Friday, July 20, 2012

in defense of woman flesh

Here is my plan. I have been thinking, as I drive and shop and clean and work, that we need a plan. We need to build a defense around our woman flesh. What do you think of this?

I know - it is silly!
We need to get to know our bodies again. We hide from ourselves, most of us. I know I HATE to see pictures of myself, hate to sit in a restaurant if there is a mirror reflecting my presence, hate to be naked.

So - will you join me?

Get to know her again. Your body.

Ideas:
1. Look in the mirror every morning and really look at everything. You don't have to like her. Just look at her. Look at the back and the front.

2. Choose one part of your body and pay attention to it. Say, your hands - if you are artistic, set down and draw your hand. Study it and look at every spot and wrinkle and nail and muscle and bone. Write a poem about your hand. (When my mom was lying in a bed in her last moments and I was holding her hand I realized we have exactly the same hands - same size, same lines, same everything. What could that realization do to help me know and love my hands?) Choose another part, your feet. If you get brave, do a breast, or, GOD FORBID, your asspidastra. (When I was a girl if you wanted to swear you could make it a longer word and no one could really give you trouble. :)

3. Take some pictures - just for yourself, don't post them!!!! of parts of your body. Do it one afternoon when you are alone and take your big toe, your knee, your shoulder, dozens of them. Then look at them and study yourself. Be gentle. Don't look with hate. Look with love, like seeing a baby. NO one looks at a babies chubby legs or wrinkled face with hate.

4. Do something naked. I tried this this week - I spent a whole hour making my bed, cleaning the kitchen, picking up, all naked. Try to choose something to do privately if you don't want to get into trouble. I did it because I always hide. I dress in the closet and never walk around naked. But men, in my experience, have no trouble walking around naked for a bit. I put on beautiful music and just did my work and then got ready for my day. It was liberating. Interesting. I chuckled at myself.

5. There are the usual things - luxurious baths, rubbing cream on yourself, having a pedicure. But I am trying to think of new things. So one more - Take your body on a date. Instead of it taking you and you ignoring it, you take it! Take it out for ice cream and tell it to enjoy - and feel the ice cream on your tongue and in your belly and on your lips. Walk in grass and feel the grass on your feet. Tell your feet to enjoy the grass. Lie on your back and look at the sky and feel the weight of your body being pulled toward the earth and remember that you are embodied, as well as spiritual. Feel your body's presence, give it joy, be with it in peace.

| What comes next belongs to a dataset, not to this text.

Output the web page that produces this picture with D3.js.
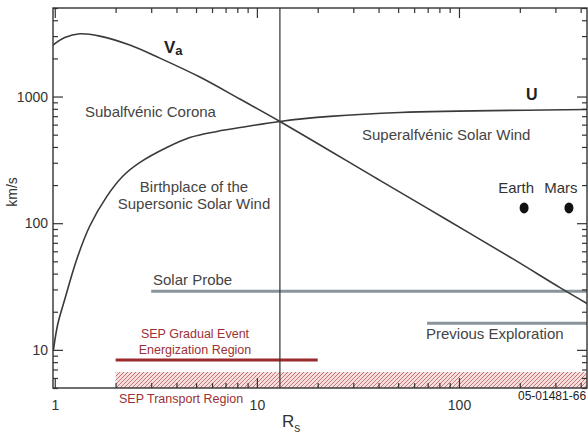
<!DOCTYPE html>
<html>
<head>
<meta charset="utf-8">
<script src="https://cdn.jsdelivr.net/npm/d3@7"></script>
<style>
  body { margin: 0; background: #fff; }
  text { font-family: "Liberation Sans", Arial, sans-serif; }
</style>
</head>
<body>
<div id="chart"></div>
<script>
// Curve data (R in solar radii, speed in km/s)
const vaR = [0.98, 1.12, 1.33, 1.67, 2.35, 3.31, 5.22, 8.24, 13, 40.6, 87.5, 186, 316, 435];
const vaV = [2550, 2920, 3130, 3000, 2550, 2010, 1425, 955, 636, 218, 106, 52, 31, 23];

const uR = [0.985, 1.035, 1.12, 1.285, 1.49, 1.81, 2.17, 2.64, 3.58, 4.66, 6.34, 8.9, 13, 23, 51, 435];
const uV = [10, 16, 25, 52, 95, 163, 235, 302, 396, 475, 530, 580, 636, 697, 748, 790];

// Region bars: [startR, endR, speed]
const solarProbe = [3, 430, 29];
const previousExploration = [69.5, 430, 16.2];
const sepGradual = [2, 20, 8.3];
const sepTransport = [2, 430, 6.7, 5];
const alfvenR = 13;

// Planets
const planetNames = ["Earth", "Mars"];
const planetR = [210, 350];
const planetV = [132, 132];

const xMajor = [1, 10, 100];
const yMajor = [10, 100, 1000];

const W = 588, H = 436;
const margin = {left: 53, right: 587, top: 8, bottom: 388};

const svg = d3.select("#chart")
  .append("svg")
  .attr("width", W)
  .attr("height", H);

const x = d3.scaleLog().domain([0.98, 430]).range([margin.left, margin.right]);
const y = d3.scaleLog().domain([5, 5000]).range([margin.bottom, margin.top]);

const xMinor = x.ticks().filter(d => !xMajor.includes(d));
const yMinor = y.ticks().filter(d => !yMajor.includes(d));

const defs = svg.append("defs");
defs.append("clipPath").attr("id", "plot")
  .append("rect").attr("x", margin.left).attr("y", margin.top)
  .attr("width", margin.right - margin.left).attr("height", margin.bottom - margin.top);

const pat = defs.append("pattern").attr("id", "hatch")
  .attr("patternUnits", "userSpaceOnUse")
  .attr("width", 4).attr("height", 4);
pat.append("rect").attr("width", 4).attr("height", 4).attr("fill", "#f5dede");
pat.append("path").attr("d", "M-1,1 l2,-2 M0,4 l4,-4 M3,5 l2,-2")
  .attr("stroke", "#c46868").attr("stroke-width", 0.9);

const plot = svg.append("g").attr("clip-path", "url(#plot)");

// SEP transport region (hatched)
plot.append("rect")
  .attr("x", x(sepTransport[0]))
  .attr("y", y(sepTransport[2]))
  .attr("width", x(sepTransport[1]) - x(sepTransport[0]))
  .attr("height", y(sepTransport[3]) - y(sepTransport[2]))
  .attr("fill", "url(#hatch)");

// gray mission bars
[solarProbe, previousExploration].forEach(b => {
  plot.append("line")
    .attr("x1", x(b[0])).attr("x2", x(b[1]))
    .attr("y1", y(b[2])).attr("y2", y(b[2]))
    .attr("stroke", "#8a949b").attr("stroke-width", 3);
});

// SEP gradual event bar
plot.append("line")
  .attr("x1", x(sepGradual[0])).attr("x2", x(sepGradual[1]))
  .attr("y1", y(sepGradual[2])).attr("y2", y(sepGradual[2]))
  .attr("stroke", "#9b2a2e").attr("stroke-width", 3);

// Alfven point vertical line
plot.append("line")
  .attr("x1", x(alfvenR)).attr("x2", x(alfvenR))
  .attr("y1", margin.top).attr("y2", margin.bottom)
  .attr("stroke", "#333").attr("stroke-width", 1.2);

// curves
const line = d3.line()
  .x(d => x(d[0]))
  .y(d => y(d[1]))
  .curve(d3.curveCatmullRom);

plot.append("path")
  .datum(vaR.map((r, i) => [r, vaV[i]]))
  .attr("d", line)
  .attr("fill", "none").attr("stroke", "#3a3a3a").attr("stroke-width", 1.6);

plot.append("path")
  .datum(uR.map((r, i) => [r, uV[i]]))
  .attr("d", line)
  .attr("fill", "none").attr("stroke", "#3a3a3a").attr("stroke-width", 1.6);

// planets
plot.selectAll(".planet")
  .data(planetR)
  .enter().append("ellipse")
  .attr("cx", d => x(d))
  .attr("cy", (d, i) => y(planetV[i]))
  .attr("rx", 4.5).attr("ry", 5.5)
  .attr("fill", "#111");

svg.selectAll(".pname")
  .data(planetNames)
  .enter().append("text")
  .attr("x", (d, i) => x(planetR[i]) - 8)
  .attr("y", (d, i) => y(planetV[i]) - 15)
  .attr("text-anchor", "middle")
  .attr("font-size", 15)
  .attr("fill", "#333")
  .text(d => d);

// axes: ticks inward on all four sides
function axis(gen, scale, vals, size, tx, ty, labels) {
  const a = gen(scale).tickValues(vals).tickSize(-size);
  if (labels) a.tickPadding(labels).tickFormat(d3.format("d"));
  else a.tickFormat("");
  const g = svg.append("g").attr("transform", `translate(${tx},${ty})`).call(a);
  g.select(".domain").remove();
  g.selectAll("line").attr("stroke", "#333").attr("stroke-width", 1.2);
  g.selectAll("text").attr("font-size", 14).attr("fill", "#333")
    .attr("font-family", "Liberation Sans, Arial, sans-serif");
  return g;
}
axis(d3.axisBottom, x, xMajor, 10, 0, margin.bottom, 12);
axis(d3.axisBottom, x, xMinor, 5, 0, margin.bottom, 0);
axis(d3.axisTop, x, xMajor, 10, 0, margin.top, 0);
axis(d3.axisTop, x, xMinor, 5, 0, margin.top, 0);
axis(d3.axisLeft, y, yMajor, 10, margin.left, 0, 5);
axis(d3.axisLeft, y, yMinor, 5, margin.left, 0, 0);
axis(d3.axisRight, y, yMajor, 10, margin.right, 0, 0);
axis(d3.axisRight, y, yMinor, 5, margin.right, 0, 0);

svg.append("rect")
  .attr("x", margin.left).attr("y", margin.top)
  .attr("width", margin.right - margin.left).attr("height", margin.bottom - margin.top)
  .attr("fill", "none").attr("stroke", "#333").attr("stroke-width", 1.4);

// axis titles
svg.append("text")
  .attr("transform", "translate(17,192) rotate(-90)")
  .attr("text-anchor", "middle")
  .attr("font-size", 14).attr("fill", "#333")
  .text("km/s");

const rs = svg.append("text")
  .attr("x", 282).attr("y", 427)
  .attr("font-size", 17).attr("fill", "#333");
rs.append("tspan").text("R");
rs.append("tspan").attr("font-size", 12).attr("dy", 5).text("s");

// annotations
function label(txt, px, py, size, color, anchor) {
  return svg.append("text")
    .attr("x", px).attr("y", py)
    .attr("font-size", size)
    .attr("fill", color || "#444")
    .attr("text-anchor", anchor || "start")
    .text(txt);
}
label("Subalfvénic Corona", 85, 117, 15);
label("Superalfvénic Solar Wind", 362, 140, 15);
label("Birthplace of the", 194, 192, 15, "#444", "middle");
label("Supersonic Solar Wind", 194, 209, 15, "#444", "middle");
label("Solar Probe", 153, 285, 15);
label("Previous Exploration", 426, 339, 15);
label("SEP Gradual Event", 195, 338, 12.5, "#9b3035", "middle");
label("Energization Region", 195, 354, 12.5, "#9b3035", "middle");
label("SEP Transport Region", 119, 403, 12.5, "#9b3035");
label("05-01481-66", 518, 400, 12, "#222");

const va = svg.append("text")
  .attr("x", 164).attr("y", 53)
  .attr("font-family", "Liberation Serif, Times New Roman, serif")
  .attr("font-weight", "bold").attr("font-size", 17).attr("fill", "#222");
va.append("tspan").text("V");
va.append("tspan").attr("font-size", 13).attr("dy", 2).text("a");

svg.append("text")
  .attr("x", 526).attr("y", 100)
  .attr("font-family", "Liberation Serif, Times New Roman, serif")
  .attr("font-weight", "bold").attr("font-size", 16).attr("fill", "#222")
  .text("U");
</script>
</body>
</html>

So...those are my ideas for reacquainting with our bodies. I know you are reading this - do you have any other ideas? You can be anonymous. :)  Am I all alone out here?

1 comment:

Anonymous said...

I'm so glad that this conversation is being had by intelligent women of all ages. In the last few weeks, I've seen 30-something women, 40-something women, and 50-something women beginning to talk about this obvious problem we have with ourselves. I have taught my 3 girls to laugh and be skeptical of the photoshopped images of "beautiful" women they are bombarded with and yet find I don't like the words and descriptions I use about myself in front of them. What in the world am I teaching them in how I talk about my jiggly parts, my jowls, and my sagging face: )? I like your ideas for learning to find the preciousness of your own body. I want to find a love for my big toe BECAUSE I want them to find the same for theirs.